Sahib or Saheb (/ˈsɑːhɪb/) is a term of address originating from Arabic (صاحب). As a loanword, Sahib has passed into several languages, including Persian, Kurdish, Turkish, Azerbaijani, Kazakh, Uzbek, Turkmen, Tajik, Crimean Tatar, Hindustani (Hindi-Urdu), Punjabi, Pashto, Bengali, Gujarati, Marathi, Rohingya and Somali. During medieval times, it was used either as an official title or an honorific. Now, in South and Central Asia, it is almost exclusively used to give respect to someone higher or lower. The honorific has largely been replaced with sir. In the Tibeto-Burman language of Mizo, it is shortened as sâp, referring to people of European descent.
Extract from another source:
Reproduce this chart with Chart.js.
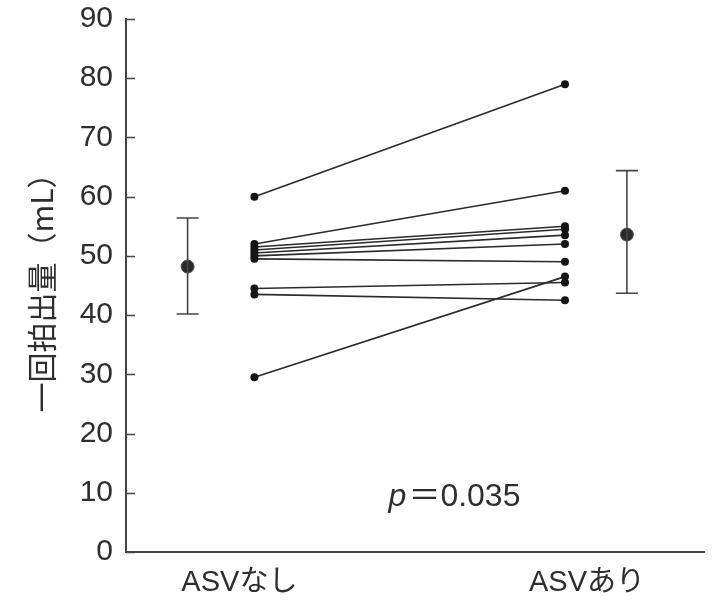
<!DOCTYPE html>
<html>
<head>
<meta charset="utf-8">
<script src="https://cdn.jsdelivr.net/npm/chart.js@4/dist/chart.umd.min.js"></script>
<style>
  html, body { margin: 0; padding: 0; background: #fff; }
</style>
</head>
<body>
<canvas id="myChart" width="717" height="613"></canvas>
<script>
// data
const categories = ['ASVなし', 'ASVあり'];
const before = [60, 52, 51.5, 51, 50.5, 50, 49.5, 44.5, 43.5, 29.5];
const after = [79, 61, 55, 54.5, 53.5, 52, 49, 45.5, 42.5, 46.5];
const means = [48.2, 53.6];
const sdLow = [40.2, 43.7];
const sdHigh = [56.4, 64.4];
const yTicks = [0, 10, 20, 30, 40, 50, 60, 70, 80, 90];
const yTitle = '一回拍出量（mL）';
const pLabel = ['p', '＝0.035'];

// where things sit on the hidden 0-100 x scale
const pairX = [22.2, 75.9];
const meanX = [10.65, 86.6];
const labelX = [19.6, 79.7];
const pPos = { x: 45.4, y: 9.3 };

const ink = '#2e2e2e';
const sans = "'Liberation Sans', Arial, 'Noto Sans CJK JP', sans-serif";

const datasets = [];
before.forEach((b, i) => {
  datasets.push({
    data: [{ x: pairX[0], y: b }, { x: pairX[1], y: after[i] }],
    showLine: true,
    borderColor: '#2b2b2b',
    borderWidth: 1.6,
    pointRadius: 4,
    pointBackgroundColor: '#151515',
    pointBorderWidth: 0
  });
});
means.forEach((m, j) => {
  datasets.push({
    data: [{ x: meanX[j], y: sdLow[j] }, { x: meanX[j], y: sdHigh[j] }],
    showLine: true,
    borderColor: '#444',
    borderWidth: 1.6,
    pointStyle: 'line',
    pointRadius: 11,
    pointBorderColor: '#444',
    pointBorderWidth: 1.6
  });
});
datasets.push({
  data: means.map((m, j) => ({ x: meanX[j], y: m })),
  showLine: false,
  pointRadius: 6.5,
  pointBackgroundColor: '#2a2a2a',
  pointBorderColor: '#555',
  pointBorderWidth: 1
});

const extras = {
  id: 'extras',
  afterDraw(chart) {
    const { ctx, scales: { x, y } } = chart;
    ctx.save();
    // short inward ticks on the y axis
    ctx.strokeStyle = '#444';
    ctx.lineWidth = 1.5;
    y.ticks.forEach(t => {
      const py = Math.round(y.getPixelForValue(t.value)) + 0.5;
      ctx.beginPath();
      ctx.moveTo(x.left, py);
      ctx.lineTo(x.left + 9, py);
      ctx.stroke();
    });
    // p value
    let px = x.getPixelForValue(pPos.x);
    const py = y.getPixelForValue(pPos.y);
    ctx.fillStyle = ink;
    ctx.textBaseline = 'middle';
    ctx.textAlign = 'left';
    ctx.font = "italic 32px 'Liberation Sans', Arial, sans-serif";
    ctx.fillText(pLabel[0], px, py);
    px += ctx.measureText(pLabel[0]).width + 2;
    ctx.font = "32px 'Liberation Sans', 'Noto Sans CJK JP', sans-serif";
    ctx.fillText(pLabel[1], px, py);
    ctx.restore();
  }
};

const ctx = document.getElementById('myChart').getContext('2d');
const myChart = new Chart(ctx, {
  type: 'scatter',
  data: { datasets: datasets },
  options: {
    responsive: false,
    animation: false,
    layout: { padding: { top: 19, right: 6, left: 0, bottom: 0 } },
    plugins: {
      legend: { display: false },
      tooltip: { enabled: false }
    },
    scales: {
      x: {
        type: 'linear',
        min: 0,
        max: 100,
        afterBuildTicks: scale => { scale.ticks = labelX.map(v => ({ value: v })); },
        afterFit: scale => {
          scale.height = 61;
          scale.paddingLeft = 0;
          scale.paddingRight = 0;
        },
        grid: { display: false, drawTicks: false },
        border: { display: true, color: '#444', width: 2 },
        ticks: {
          padding: 14,
          color: ink,
          font: { family: sans, size: 29 },
          maxRotation: 0,
          callback: (v, i) => categories[i]
        }
      },
      y: {
        min: 0,
        max: 90,
        afterBuildTicks: scale => { scale.ticks = yTicks.map(v => ({ value: v })); },
        afterFit: scale => {
          scale.width = 126;
          scale.paddingTop = 0;
          scale.paddingBottom = 0;
        },
        grid: { display: false, drawTicks: false },
        border: { display: true, color: '#444', width: 2 },
        ticks: {
          padding: 13,
          color: ink,
          font: { family: sans, size: 30 }
        },
        title: {
          display: true,
          text: yTitle,
          color: ink,
          font: { family: "'Noto Sans CJK JP', sans-serif", size: 30 },
          padding: { top: 24, bottom: 0 }
        }
      }
    }
  },
  plugins: [extras]
});
</script>
</body>
</html>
==Derived non-ruling princes' titles==

===Sahibzada===

Sahibzada is a princely style or title equivalent to, or referring to a young prince. This derivation using the Persian suffix -zada(h), literally 'born from' (or further male/female descendant; compare Shahzada) a Sahib, was also (part of) the formal style for some princes of the blood of Hindu and Muslim dynasties in the Indian sub-continent, e.g.:

- Babu Saheb is a colloquial term used to denote the rajput kshatriyas (warrior sons of a king)
- The sons of a ruling Nawab of Arcot (the head of the family; political pensioners, the only princely title still recognized by the Indian Republic) are styled: Sahibzada (personal name) Khan Bahadur, 'not' Nawabzada (literally 'son of the Nawab').
- The sons of Guru Gobind Singh are known as Sahibzaadey.
- In Bahawalpur, Pakistan, the younger sons of the ruling Nawab/Amir were styled: Sahibzada (personal name) Khan Abassi; but the Heir Apparent: Nawabzada (personal name) Khan Abassi, Wali Ahad Bahadur.
- In Mandi Bahauddin, Punjab, Pakistan, the sons of a Zaildar are addressed as Sahibzada.
- In Baoni, the younger sons and other male descendants of the ruling Nawab, in the male line, were styled Sahibzada (personal name) Khan Bahadur, while the Heir Apparent was: Nawabzada (personal name) Khan, Wali Ahad Bahadur; either could be personally promoted to Nawab.
- In Bhopal, the grandsons of the ruling Nawab were styled: Sahibzada (personal name) Khan, while the Heir Apparent was the Wali Ahad Bahadur, the younger sons: Nawab (personal name) Khan Bahadur.
- In Jaora, more distant male relatives of the ruling Nawab than the sons (who were Nawabzada) were styled: Sahibzada (personal name) Khan.
- In Khudadad, Tipu Sultan's grandsons and other male descendants of the sovereign Padshah bahadur were styled: Sahibzada (personal name), until in 1860 the colonial (British) Indian Government extended to them the existing style for sons of the ruling Nawab: Shahzada (personal name) Sahib.
- In Malerkotla, where the Heir Apparent was Nawabzada (personal name) Khan Bahadur, the younger sons of the ruling Nawab were styled: Sahibzada (personal name) Khan Bahadur.
- In Savanur, where sons of the ruling Nawab were Nawabzada, the other male descendants in the male line: Sahibzada (personal name) Khan Sahib, and the more remote male descendants of the ruler: Sardar (personal name) Khan Sahib.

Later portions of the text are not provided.